During the last weekend, we brought the kids to one of the places where we used to go as students here. We brought them to one of the Vietnamese streets to enjoy the famous beef pho (rice noodle or vermicelli).
The street has not change much. The food was just as fabulous as it was almost 20 years ago. The kids enjoyed the food - or at least we hope they did as much as us.
Sometimes I feel I miss this food for too long. And I would gladly go back as often as I can.
But it is more than just the food that I have rediscovered here. It is also the memory and the years that we spent here. It is the memory of the night where I knelt before the empty blank wall and surrendered my life to my God and the joyous surprise when I first met my wife. It is also the cold winter nights spent preparing for exam or the long working days in the hospital.
There is a strange sense of familiarity with the whole city here. Sometimes when I drive home at night, I would almost be momentarily confused. Some of the roads looked like what they were 20 years ago. Some of the roadside buildings have not change for the last 20 years.
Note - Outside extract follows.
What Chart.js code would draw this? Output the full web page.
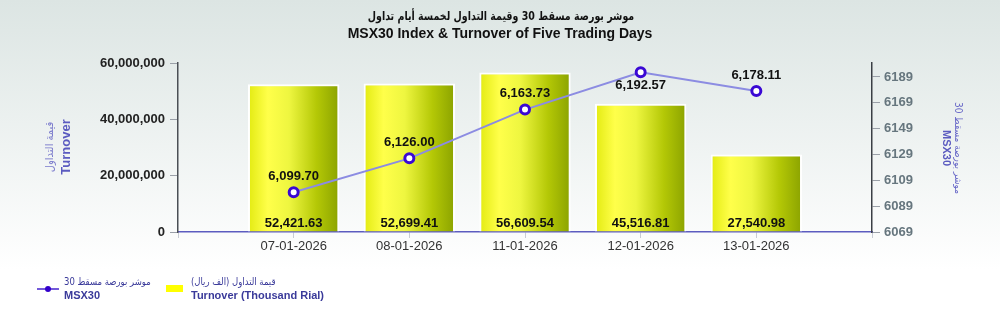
<!DOCTYPE html>
<html>
<head>
<meta charset="utf-8">
<script src="https://cdn.jsdelivr.net/npm/chart.js@4.4.1/dist/chart.umd.min.js"></script>
<style>
  html, body { margin: 0; padding: 0; background: #fff; }
  #wrap { width: 1000px; height: 319px; position: relative; }
</style>
</head>
<body>
<div id="wrap"><canvas id="msxChart" width="1000" height="319"></canvas></div>
<script>
const tradeDates = ['07-01-2026', '08-01-2026', '11-01-2026', '12-01-2026', '13-01-2026'];
const turnover = [52421630, 52699410, 56609540, 45516810, 27540980];
const msx30 = [6099.70, 6126.00, 6163.73, 6192.57, 6178.11];
const leftTicks = [0, 20000000, 40000000, 60000000];
const rightTicks = [6069, 6089, 6109, 6129, 6149, 6169, 6189];

const AR = '"DejaVu Sans", "Noto Sans", sans-serif';
const EN = '"Liberation Sans", Arial, sans-serif';

// empty slot on both ends so the dates sit like in the original
const labels = [''].concat(tradeDates, ['']);
const barData = [null].concat(turnover, [null]);
const lineData = [null].concat(msx30, [null]);

function fmt(v, d) {
  return v.toLocaleString('en-US', { minimumFractionDigits: d, maximumFractionDigits: d });
}

// arabic text, squeezed a little horizontally (DejaVu is wide)
function arText(ctx, str, x, y, sx) {
  ctx.save();
  ctx.translate(x, y);
  ctx.scale(sx, 1);
  ctx.direction = 'rtl';
  ctx.fillText(str, 0, 0);
  ctx.restore();
}

function barGradient(context) {
  const chart = context.chart;
  if (!chart.chartArea || !chart.scales.x) return '#e8f020';
  const x = chart.scales.x.getPixelForValue(context.dataIndex);
  const w = 46;
  const g = chart.ctx.createLinearGradient(x - w, 0, x + w, 0);
  g.addColorStop(0, '#e2ea10');
  g.addColorStop(0.22, '#ffff4a');
  g.addColorStop(0.45, '#eef640');
  g.addColorStop(0.75, '#b4c806');
  g.addColorStop(1, '#8aa200');
  return g;
}

const decor = {
  id: 'decor',
  beforeDraw(chart) {
    const ctx = chart.ctx;
    const g = ctx.createLinearGradient(0, 0, 0, 270);
    g.addColorStop(0, '#dce5e3');
    g.addColorStop(1, '#ffffff');
    ctx.save();
    ctx.fillStyle = g;
    ctx.fillRect(0, 0, chart.width, chart.height);
    ctx.restore();
  },
  afterDraw(chart) {
    const ctx = chart.ctx;
    ctx.save();
    ctx.textBaseline = 'middle';

    // title
    ctx.fillStyle = '#111';
    ctx.textAlign = 'center';
    ctx.font = 'bold 12px ' + AR;
    arText(ctx, 'موشر بورصة مسقط 30 وقيمة التداول لخمسة أيام تداول', 501, 17, 0.79);
    ctx.direction = 'ltr';
    ctx.font = 'bold 14px ' + EN;
    ctx.fillText('MSX30 Index & Turnover of Five Trading Days', 500, 34);

    // left axis title
    ctx.save();
    ctx.translate(58, 147);
    ctx.rotate(-Math.PI / 2);
    ctx.fillStyle = '#7a7acc';
    ctx.font = '11px ' + AR;
    arText(ctx, 'قيمة التداول', 0, -8, 0.9);
    ctx.fillStyle = '#5b5bc0';
    ctx.font = 'bold 13px ' + EN;
    ctx.fillText('Turnover', 0, 8);
    ctx.restore();

    // right axis title
    ctx.save();
    ctx.translate(952, 148);
    ctx.rotate(Math.PI / 2);
    ctx.fillStyle = '#6a6ac8';
    ctx.font = '10px ' + AR;
    arText(ctx, 'موشر بورصة مسقط 30', 0, -6, 0.9);
    ctx.fillStyle = '#5b5bc0';
    ctx.font = 'bold 11px ' + EN;
    ctx.fillText('MSX30', 0, 6);
    ctx.restore();

    // legend
    ctx.strokeStyle = '#4422cc';
    ctx.lineWidth = 1.5;
    ctx.beginPath();
    ctx.moveTo(37, 289);
    ctx.lineTo(59, 289);
    ctx.stroke();
    ctx.fillStyle = '#3300cc';
    ctx.beginPath();
    ctx.arc(48, 289, 3, 0, Math.PI * 2);
    ctx.fill();
    ctx.fillStyle = '#ffff00';
    ctx.fillRect(166, 285, 17, 7);

    ctx.textAlign = 'left';
    ctx.fillStyle = '#3a3a9a';
    ctx.font = '10px ' + AR;
    arText(ctx, 'موشر بورصة مسقط 30', 64, 282, 0.85);
    arText(ctx, 'قيمة التداول (الف ريال)', 191, 282, 0.85);
    ctx.direction = 'ltr';
    ctx.font = 'bold 11px ' + EN;
    ctx.fillText('MSX30', 64, 296);
    ctx.fillText('Turnover (Thousand Rial)', 191, 296);
    ctx.restore();
  },
  afterDatasetsDraw(chart) {
    const ctx = chart.ctx;
    const area = chart.chartArea;
    ctx.save();
    ctx.fillStyle = '#111';
    ctx.textAlign = 'center';
    ctx.textBaseline = 'middle';
    ctx.font = 'bold 13px ' + EN;
    chart.getDatasetMeta(1).data.forEach((bar, i) => {
      const v = barData[i];
      if (v == null) return;
      ctx.fillText(fmt(v / 1000, 2), bar.x, area.bottom - 9);
    });
    chart.getDatasetMeta(0).data.forEach((pt, i) => {
      const v = lineData[i];
      if (v == null) return;
      const y = pt.y - 28 < area.top ? pt.y + 13 : pt.y - 16;
      ctx.fillText(fmt(v, 2), pt.x, y);
    });
    ctx.restore();
  }
};

new Chart(document.getElementById('msxChart'), {
  type: 'bar',
  data: {
    labels: labels,
    datasets: [
      {
        type: 'line',
        label: 'MSX30',
        data: lineData,
        yAxisID: 'y1',
        order: 1,
        borderColor: '#8c8ce2',
        borderWidth: 2,
        pointRadius: 4.5,
        pointBorderWidth: 3,
        pointBorderColor: '#3a08d4',
        pointBackgroundColor: '#ffffff',
        spanGaps: false,
        tension: 0
      },
      {
        label: 'Turnover (Thousand Rial)',
        data: barData,
        yAxisID: 'y',
        order: 2,
        backgroundColor: barGradient,
        borderColor: '#ffffff',
        borderWidth: 2,
        categoryPercentage: 1,
        barPercentage: 0.79
      }
    ]
  },
  options: {
    responsive: false,
    animation: false,
    layout: { padding: { left: 0, right: 0, top: 63, bottom: 57 } },
    plugins: {
      legend: { display: false },
      tooltip: { enabled: false }
    },
    scales: {
      x: {
        offset: false,
        grid: { offset: false, drawOnChartArea: false, color: '#c8ccd4', tickLength: 6 },
        border: { color: '#5c5cc0', width: 1.5 },
        ticks: {
          color: '#333',
          padding: 1,
          maxRotation: 0,
          autoSkip: false,
          font: { family: EN, size: 13 }
        },
        afterFit(scale) { scale.height = 30; }
      },
      y: {
        position: 'left',
        min: 0,
        max: 60000000,
        grid: { drawOnChartArea: false, color: '#9aa0a8', tickLength: 8 },
        border: { color: '#4a4f55', width: 1.5 },
        ticks: {
          color: '#222',
          padding: 5,
          font: { family: EN, size: 13, weight: 'bold' },
          callback: v => v.toLocaleString('en-US')
        },
        afterBuildTicks(scale) { scale.ticks = leftTicks.map(v => ({ value: v })); },
        afterFit(scale) { scale.width = 178; }
      },
      y1: {
        position: 'right',
        min: 6069,
        max: 6199.8,
        grid: { drawOnChartArea: false, color: '#9aa0a8', tickLength: 8 },
        border: { color: '#3a3f45', width: 1.5 },
        ticks: {
          color: '#66767e',
          padding: 4,
          font: { family: EN, size: 13, weight: 'bold' },
          callback: v => String(v)
        },
        afterBuildTicks(scale) { scale.ticks = rightTicks.map(v => ({ value: v })); },
        afterFit(scale) { scale.width = 128; }
      }
    }
  },
  plugins: [decor]
});
</script>
</body>
</html>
There is a strange sense of familiarity in this street. Somewhere along the dirty alley and the crowded noisy restaurant, time seems to have stood still. And somewhere between the loud conversations of the patrons and the smell of mint and beef noodles is a doorway back to my youth, a doorway through 20 years of time.
As we count down another year, another decade, and another station of life, perhaps what seems to have gone for good is not lost forever. Perhaps what is lost is the doorway back to where we were. Perhaps if we could only find the way; the tiny restaurant hidden behind the crooked alleyway, or the fresh smell of pine in the early morning sun, or the drizzle in the cold dark winter night, we could once again turn the hands of clock back, and live again what was thought lost forever.